::: Provided material :::
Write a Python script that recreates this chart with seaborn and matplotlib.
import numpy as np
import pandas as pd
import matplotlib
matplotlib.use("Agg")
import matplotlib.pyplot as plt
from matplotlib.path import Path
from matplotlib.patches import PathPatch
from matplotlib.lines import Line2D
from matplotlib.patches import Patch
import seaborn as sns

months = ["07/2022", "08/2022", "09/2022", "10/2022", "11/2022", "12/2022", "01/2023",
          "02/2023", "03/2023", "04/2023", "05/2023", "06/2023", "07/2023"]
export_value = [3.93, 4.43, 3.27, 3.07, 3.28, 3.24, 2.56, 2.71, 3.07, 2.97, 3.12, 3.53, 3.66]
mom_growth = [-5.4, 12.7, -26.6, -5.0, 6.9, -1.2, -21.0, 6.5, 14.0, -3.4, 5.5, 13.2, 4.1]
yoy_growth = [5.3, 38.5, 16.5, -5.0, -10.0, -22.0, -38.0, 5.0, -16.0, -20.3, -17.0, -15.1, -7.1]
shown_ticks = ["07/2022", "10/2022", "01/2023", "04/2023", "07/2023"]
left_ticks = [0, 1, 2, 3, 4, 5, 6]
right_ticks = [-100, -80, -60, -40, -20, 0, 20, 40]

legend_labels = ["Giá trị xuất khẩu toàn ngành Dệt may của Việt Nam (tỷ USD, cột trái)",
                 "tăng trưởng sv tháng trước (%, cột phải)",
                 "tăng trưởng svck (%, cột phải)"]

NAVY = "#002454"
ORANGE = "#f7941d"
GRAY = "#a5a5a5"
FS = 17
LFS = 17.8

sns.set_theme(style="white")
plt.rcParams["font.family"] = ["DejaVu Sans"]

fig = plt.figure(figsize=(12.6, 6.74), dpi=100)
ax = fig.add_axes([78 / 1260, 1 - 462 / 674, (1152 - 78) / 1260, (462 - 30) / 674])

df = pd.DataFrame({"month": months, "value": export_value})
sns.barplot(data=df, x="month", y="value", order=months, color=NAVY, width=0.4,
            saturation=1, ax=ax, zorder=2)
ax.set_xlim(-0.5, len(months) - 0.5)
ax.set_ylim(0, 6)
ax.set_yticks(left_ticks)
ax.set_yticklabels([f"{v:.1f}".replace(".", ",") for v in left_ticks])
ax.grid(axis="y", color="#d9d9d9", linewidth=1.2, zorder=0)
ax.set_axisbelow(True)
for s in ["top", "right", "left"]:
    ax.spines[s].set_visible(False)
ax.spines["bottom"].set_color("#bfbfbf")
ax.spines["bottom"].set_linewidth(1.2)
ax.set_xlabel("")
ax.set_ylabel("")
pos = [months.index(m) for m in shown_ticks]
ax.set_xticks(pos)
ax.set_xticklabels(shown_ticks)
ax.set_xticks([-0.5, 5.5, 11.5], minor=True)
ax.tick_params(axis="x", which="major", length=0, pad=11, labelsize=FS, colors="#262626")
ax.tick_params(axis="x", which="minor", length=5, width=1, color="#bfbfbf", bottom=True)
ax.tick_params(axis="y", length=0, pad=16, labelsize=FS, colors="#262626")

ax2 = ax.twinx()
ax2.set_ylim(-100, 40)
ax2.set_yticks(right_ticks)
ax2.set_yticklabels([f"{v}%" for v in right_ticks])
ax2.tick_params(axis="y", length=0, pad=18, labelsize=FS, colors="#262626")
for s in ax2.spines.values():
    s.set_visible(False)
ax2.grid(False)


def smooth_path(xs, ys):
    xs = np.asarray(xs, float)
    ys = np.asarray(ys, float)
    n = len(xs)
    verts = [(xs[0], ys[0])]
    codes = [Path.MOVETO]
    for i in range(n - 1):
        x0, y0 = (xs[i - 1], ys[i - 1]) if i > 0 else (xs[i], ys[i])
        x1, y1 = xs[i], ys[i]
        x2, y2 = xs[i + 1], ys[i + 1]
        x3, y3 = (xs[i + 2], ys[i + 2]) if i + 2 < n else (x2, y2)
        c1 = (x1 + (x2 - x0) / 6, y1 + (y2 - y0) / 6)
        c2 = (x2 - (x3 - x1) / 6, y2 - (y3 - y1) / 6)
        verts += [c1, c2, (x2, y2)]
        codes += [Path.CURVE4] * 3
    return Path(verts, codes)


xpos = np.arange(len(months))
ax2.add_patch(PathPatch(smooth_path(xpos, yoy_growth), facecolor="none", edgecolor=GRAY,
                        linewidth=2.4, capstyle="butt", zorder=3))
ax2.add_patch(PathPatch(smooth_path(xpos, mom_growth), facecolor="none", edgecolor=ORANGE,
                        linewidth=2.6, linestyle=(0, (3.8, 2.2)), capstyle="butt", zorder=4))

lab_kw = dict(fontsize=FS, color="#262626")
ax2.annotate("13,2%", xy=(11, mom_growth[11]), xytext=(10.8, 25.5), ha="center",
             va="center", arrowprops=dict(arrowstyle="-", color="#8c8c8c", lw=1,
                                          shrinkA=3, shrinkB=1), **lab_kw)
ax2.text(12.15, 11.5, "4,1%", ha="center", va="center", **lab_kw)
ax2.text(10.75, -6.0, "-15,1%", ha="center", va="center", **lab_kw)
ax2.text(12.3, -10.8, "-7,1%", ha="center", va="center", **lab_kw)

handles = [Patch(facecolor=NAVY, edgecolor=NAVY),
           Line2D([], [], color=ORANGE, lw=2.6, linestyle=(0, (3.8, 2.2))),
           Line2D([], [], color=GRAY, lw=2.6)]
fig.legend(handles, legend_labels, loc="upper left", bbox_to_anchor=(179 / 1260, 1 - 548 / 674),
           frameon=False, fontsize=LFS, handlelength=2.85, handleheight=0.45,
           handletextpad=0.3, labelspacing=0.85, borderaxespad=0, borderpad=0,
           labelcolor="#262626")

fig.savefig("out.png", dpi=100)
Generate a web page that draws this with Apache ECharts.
:::
◆ What is being asked ◆
Copy out the whole listing exactly as written.

◆ The reply ◆
Write a Python script that recreates this chart with seaborn and matplotlib.
import numpy as np
import pandas as pd
import matplotlib
matplotlib.use("Agg")
import matplotlib.pyplot as plt
from matplotlib.path import Path
from matplotlib.patches import PathPatch
from matplotlib.lines import Line2D
from matplotlib.patches import Patch
import seaborn as sns

months = ["07/2022", "08/2022", "09/2022", "10/2022", "11/2022", "12/2022", "01/2023",
          "02/2023", "03/2023", "04/2023", "05/2023", "06/2023", "07/2023"]
export_value = [3.93, 4.43, 3.27, 3.07, 3.28, 3.24, 2.56, 2.71, 3.07, 2.97, 3.12, 3.53, 3.66]
mom_growth = [-5.4, 12.7, -26.6, -5.0, 6.9, -1.2, -21.0, 6.5, 14.0, -3.4, 5.5, 13.2, 4.1]
yoy_growth = [5.3, 38.5, 16.5, -5.0, -10.0, -22.0, -38.0, 5.0, -16.0, -20.3, -17.0, -15.1, -7.1]
shown_ticks = ["07/2022", "10/2022", "01/2023", "04/2023", "07/2023"]
left_ticks = [0, 1, 2, 3, 4, 5, 6]
right_ticks = [-100, -80, -60, -40, -20, 0, 20, 40]

legend_labels = ["Giá trị xuất khẩu toàn ngành Dệt may của Việt Nam (tỷ USD, cột trái)",
                 "tăng trưởng sv tháng trước (%, cột phải)",
                 "tăng trưởng svck (%, cột phải)"]

NAVY = "#002454"
ORANGE = "#f7941d"
GRAY = "#a5a5a5"
FS = 17
LFS = 17.8

sns.set_theme(style="white")
plt.rcParams["font.family"] = ["DejaVu Sans"]

fig = plt.figure(figsize=(12.6, 6.74), dpi=100)
ax = fig.add_axes([78 / 1260, 1 - 462 / 674, (1152 - 78) / 1260, (462 - 30) / 674])

df = pd.DataFrame({"month": months, "value": export_value})
sns.barplot(data=df, x="month", y="value", order=months, color=NAVY, width=0.4,
            saturation=1, ax=ax, zorder=2)
ax.set_xlim(-0.5, len(months) - 0.5)
ax.set_ylim(0, 6)
ax.set_yticks(left_ticks)
ax.set_yticklabels([f"{v:.1f}".replace(".", ",") for v in left_ticks])
ax.grid(axis="y", color="#d9d9d9", linewidth=1.2, zorder=0)
ax.set_axisbelow(True)
for s in ["top", "right", "left"]:
    ax.spines[s].set_visible(False)
ax.spines["bottom"].set_color("#bfbfbf")
ax.spines["bottom"].set_linewidth(1.2)
ax.set_xlabel("")
ax.set_ylabel("")
pos = [months.index(m) for m in shown_ticks]
ax.set_xticks(pos)
ax.set_xticklabels(shown_ticks)
ax.set_xticks([-0.5, 5.5, 11.5], minor=True)
ax.tick_params(axis="x", which="major", length=0, pad=11, labelsize=FS, colors="#262626")
ax.tick_params(axis="x", which="minor", length=5, width=1, color="#bfbfbf", bottom=True)
ax.tick_params(axis="y", length=0, pad=16, labelsize=FS, colors="#262626")

ax2 = ax.twinx()
ax2.set_ylim(-100, 40)
ax2.set_yticks(right_ticks)
ax2.set_yticklabels([f"{v}%" for v in right_ticks])
ax2.tick_params(axis="y", length=0, pad=18, labelsize=FS, colors="#262626")
for s in ax2.spines.values():
    s.set_visible(False)
ax2.grid(False)


def smooth_path(xs, ys):
    xs = np.asarray(xs, float)
    ys = np.asarray(ys, float)
    n = len(xs)
    verts = [(xs[0], ys[0])]
    codes = [Path.MOVETO]
    for i in range(n - 1):
        x0, y0 = (xs[i - 1], ys[i - 1]) if i > 0 else (xs[i], ys[i])
        x1, y1 = xs[i], ys[i]
        x2, y2 = xs[i + 1], ys[i + 1]
        x3, y3 = (xs[i + 2], ys[i + 2]) if i + 2 < n else (x2, y2)
        c1 = (x1 + (x2 - x0) / 6, y1 + (y2 - y0) / 6)
        c2 = (x2 - (x3 - x1) / 6, y2 - (y3 - y1) / 6)
        verts += [c1, c2, (x2, y2)]
        codes += [Path.CURVE4] * 3
    return Path(verts, codes)


xpos = np.arange(len(months))
ax2.add_patch(PathPatch(smooth_path(xpos, yoy_growth), facecolor="none", edgecolor=GRAY,
                        linewidth=2.4, capstyle="butt", zorder=3))
ax2.add_patch(PathPatch(smooth_path(xpos, mom_growth), facecolor="none", edgecolor=ORANGE,
                        linewidth=2.6, linestyle=(0, (3.8, 2.2)), capstyle="butt", zorder=4))

lab_kw = dict(fontsize=FS, color="#262626")
ax2.annotate("13,2%", xy=(11, mom_growth[11]), xytext=(10.8, 25.5), ha="center",
             va="center", arrowprops=dict(arrowstyle="-", color="#8c8c8c", lw=1,
                                          shrinkA=3, shrinkB=1), **lab_kw)
ax2.text(12.15, 11.5, "4,1%", ha="center", va="center", **lab_kw)
ax2.text(10.75, -6.0, "-15,1%", ha="center", va="center", **lab_kw)
ax2.text(12.3, -10.8, "-7,1%", ha="center", va="center", **lab_kw)

handles = [Patch(facecolor=NAVY, edgecolor=NAVY),
           Line2D([], [], color=ORANGE, lw=2.6, linestyle=(0, (3.8, 2.2))),
           Line2D([], [], color=GRAY, lw=2.6)]
fig.legend(handles, legend_labels, loc="upper left", bbox_to_anchor=(179 / 1260, 1 - 548 / 674),
           frameon=False, fontsize=LFS, handlelength=2.85, handleheight=0.45,
           handletextpad=0.3, labelspacing=0.85, borderaxespad=0, borderpad=0,
           labelcolor="#262626")

fig.savefig("out.png", dpi=100)
Generate a web page that draws this with Apache ECharts.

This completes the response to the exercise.